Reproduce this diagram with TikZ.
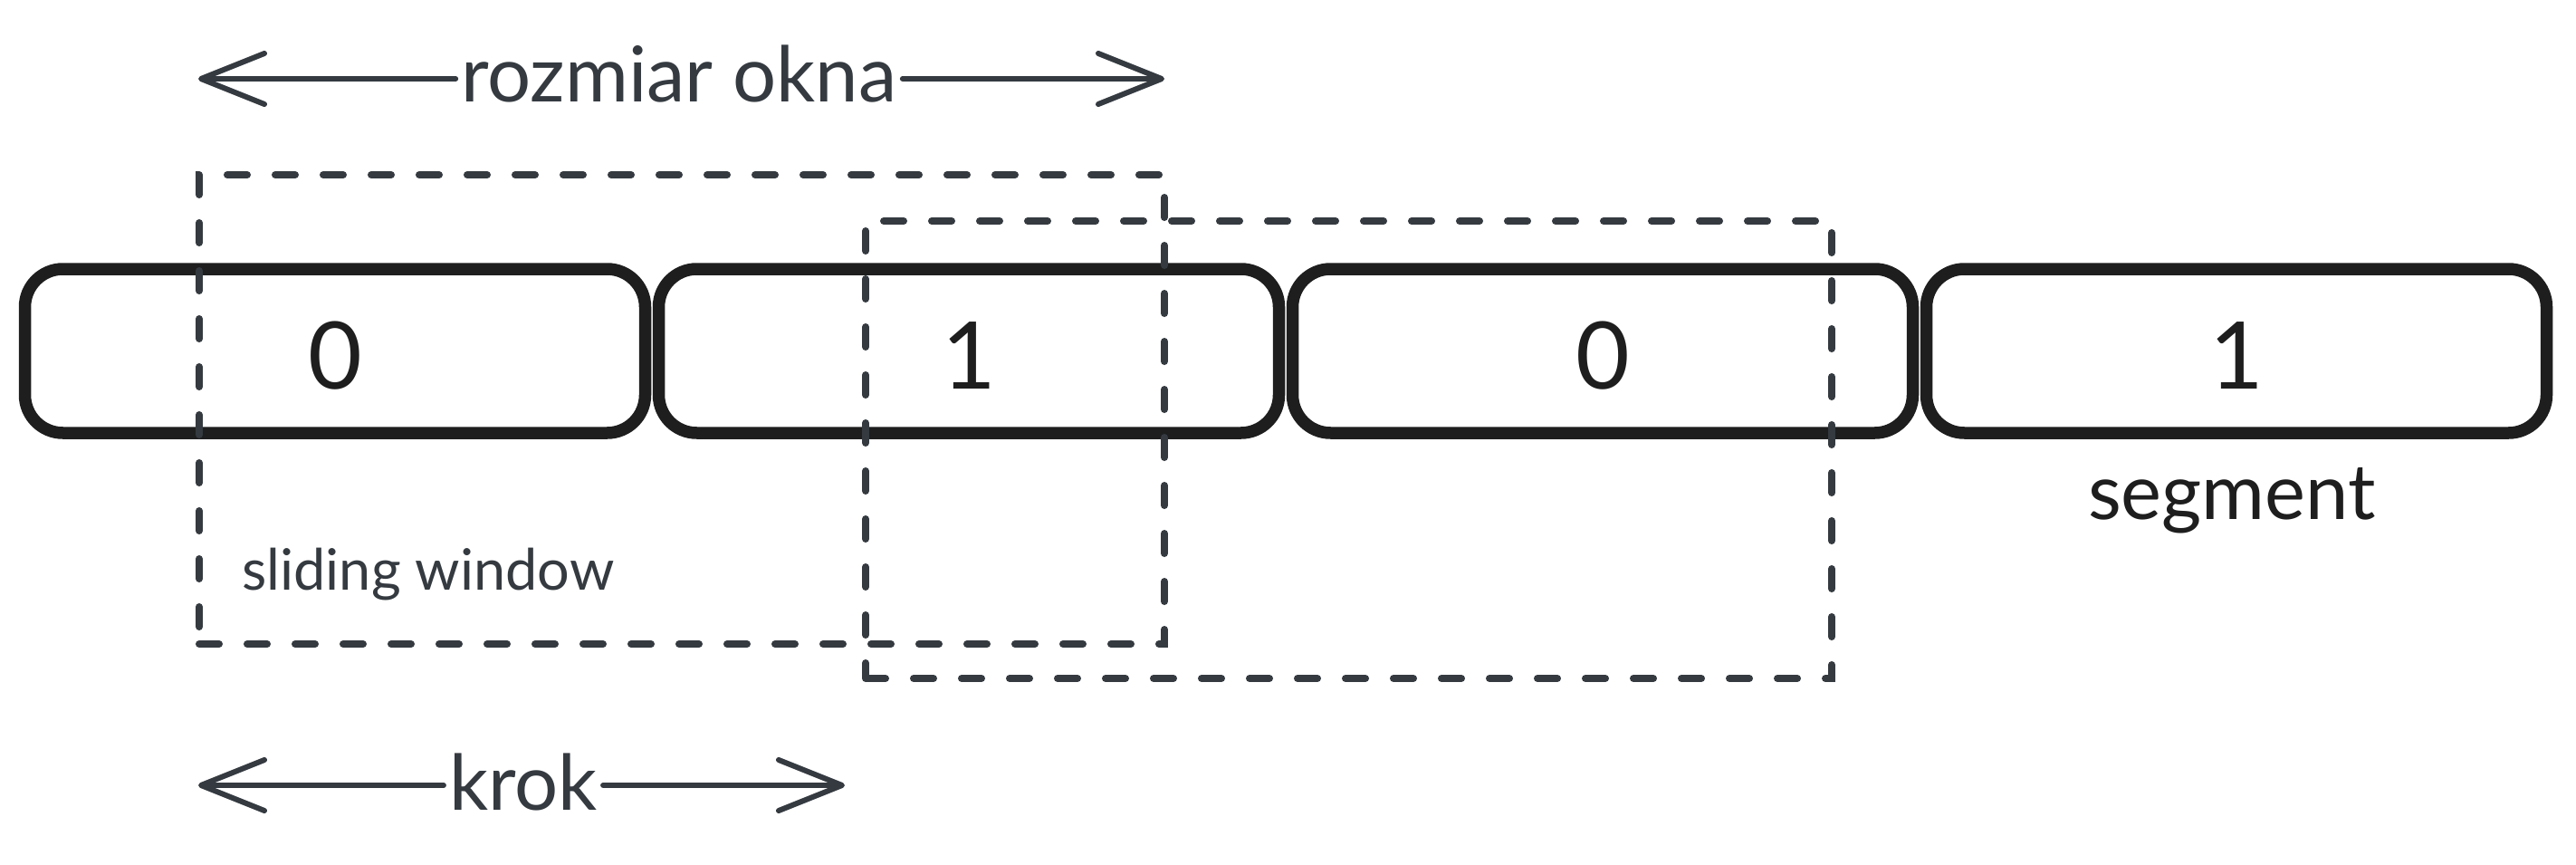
\documentclass[tikz,border=0pt]{standalone}
\usepackage{fontspec}
\setmainfont{Lato}
\usetikzlibrary{arrows.meta}
\definecolor{ink}{HTML}{1E1E1E}
\definecolor{slate}{HTML}{343A40}
\begin{document}
\begin{tikzpicture}[x=1pt,y=-1pt,
  segbox/.style={draw=ink, line width=13.5pt, rounded corners=42pt,
    minimum width=685pt, minimum height=181pt, inner sep=0pt, text=ink,
    font=\fontsize{103}{110}\selectfont},
  digitlbl/.style={inner sep=0pt, text=ink, font=\fontsize{103}{110}\selectfont},
  winbox/.style={draw=slate, line width=8pt, line cap=round,
    dash pattern=on 22pt off 31pt, inner sep=0pt},
  biglbl/.style={inner sep=0pt, text=slate, font=\fontsize{85}{100}\selectfont},
  smalllbl/.style={inner sep=0pt, text=slate, font=\fontsize{63}{76}\selectfont},
  dimline/.style={draw=slate, line width=6pt, line cap=round,
    -{Straight Barb[length=70pt,width=56pt,round]}}
]
\useasboundingbox (0,0) rectangle (2845,955);
% segments
\node[segbox] (s1) at (370,387.5) {};
\node[segbox] (s2) at (1070,387.5) {};
\node[segbox] (s3) at (1770,387.5) {};
\node[segbox] (s4) at (2470,387.5) {};
\node[digitlbl] (d1) at ([yshift=-5pt]s1.center) {0};
\node[digitlbl] (d2) at ([yshift=-5pt]s2.center) {1};
\node[digitlbl] (d3) at ([yshift=-5pt]s3.center) {0};
\node[digitlbl] (d4) at ([yshift=-5pt]s4.center) {1};
\node[inner sep=0pt, text=ink, font=\fontsize{85}{100}\selectfont, anchor=base] (seg) at (2465,573) {segment};
% sliding windows
\node[winbox, minimum width=1066pt, minimum height=518pt] (w1) at (753,452) {};
\node[winbox, minimum width=1067pt, minimum height=505pt] (w2) at (1489.5,496.5) {};
\node[smalllbl, anchor=base west] (sw) at (267,651) {sliding window};
% window size
\node[biglbl, anchor=base] (roz) at (750,113) {rozmiar okna};
\coordinate (rozL) at (219,87);
\coordinate (rozR) at (1286,87);
\coordinate (rozA) at ([xshift=-6pt]roz.west);
\coordinate (rozB) at ([xshift=6pt]roz.east);
\draw[dimline] (rozA |- rozL) -- (rozL);
\draw[dimline] (rozB |- rozR) -- (rozR);
% step
\node[biglbl, anchor=base] (krok) at (578,894) {krok};
\coordinate (krL) at (219,867);
\coordinate (krR) at (933,867);
\coordinate (krA) at ([xshift=-6pt]krok.west);
\coordinate (krB) at ([xshift=6pt]krok.east);
\draw[dimline] (krA |- krL) -- (krL);
\draw[dimline] (krB |- krR) -- (krR);
\end{tikzpicture}
\end{document}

━━━━━━━━━━━━━━━━

All of the material above should be reproduced exactly, except the pictures.

### Correct output
Reproduce this diagram with TikZ.
\documentclass[tikz,border=0pt]{standalone}
\usepackage{fontspec}
\setmainfont{Lato}
\usetikzlibrary{arrows.meta}
\definecolor{ink}{HTML}{1E1E1E}
\definecolor{slate}{HTML}{343A40}
\begin{document}
\begin{tikzpicture}[x=1pt,y=-1pt,
  segbox/.style={draw=ink, line width=13.5pt, rounded corners=42pt,
    minimum width=685pt, minimum height=181pt, inner sep=0pt, text=ink,
    font=\fontsize{103}{110}\selectfont},
  digitlbl/.style={inner sep=0pt, text=ink, font=\fontsize{103}{110}\selectfont},
  winbox/.style={draw=slate, line width=8pt, line cap=round,
    dash pattern=on 22pt off 31pt, inner sep=0pt},
  biglbl/.style={inner sep=0pt, text=slate, font=\fontsize{85}{100}\selectfont},
  smalllbl/.style={inner sep=0pt, text=slate, font=\fontsize{63}{76}\selectfont},
  dimline/.style={draw=slate, line width=6pt, line cap=round,
    -{Straight Barb[length=70pt,width=56pt,round]}}
]
\useasboundingbox (0,0) rectangle (2845,955);
% segments
\node[segbox] (s1) at (370,387.5) {};
\node[segbox] (s2) at (1070,387.5) {};
\node[segbox] (s3) at (1770,387.5) {};
\node[segbox] (s4) at (2470,387.5) {};
\node[digitlbl] (d1) at ([yshift=-5pt]s1.center) {0};
\node[digitlbl] (d2) at ([yshift=-5pt]s2.center) {1};
\node[digitlbl] (d3) at ([yshift=-5pt]s3.center) {0};
\node[digitlbl] (d4) at ([yshift=-5pt]s4.center) {1};
\node[inner sep=0pt, text=ink, font=\fontsize{85}{100}\selectfont, anchor=base] (seg) at (2465,573) {segment};
% sliding windows
\node[winbox, minimum width=1066pt, minimum height=518pt] (w1) at (753,452) {};
\node[winbox, minimum width=1067pt, minimum height=505pt] (w2) at (1489.5,496.5) {};
\node[smalllbl, anchor=base west] (sw) at (267,651) {sliding window};
% window size
\node[biglbl, anchor=base] (roz) at (750,113) {rozmiar okna};
\coordinate (rozL) at (219,87);
\coordinate (rozR) at (1286,87);
\coordinate (rozA) at ([xshift=-6pt]roz.west);
\coordinate (rozB) at ([xshift=6pt]roz.east);
\draw[dimline] (rozA |- rozL) -- (rozL);
\draw[dimline] (rozB |- rozR) -- (rozR);
% step
\node[biglbl, anchor=base] (krok) at (578,894) {krok};
\coordinate (krL) at (219,867);
\coordinate (krR) at (933,867);
\coordinate (krA) at ([xshift=-6pt]krok.west);
\coordinate (krB) at ([xshift=6pt]krok.east);
\draw[dimline] (krA |- krL) -- (krL);
\draw[dimline] (krB |- krR) -- (krR);
\end{tikzpicture}
\end{document}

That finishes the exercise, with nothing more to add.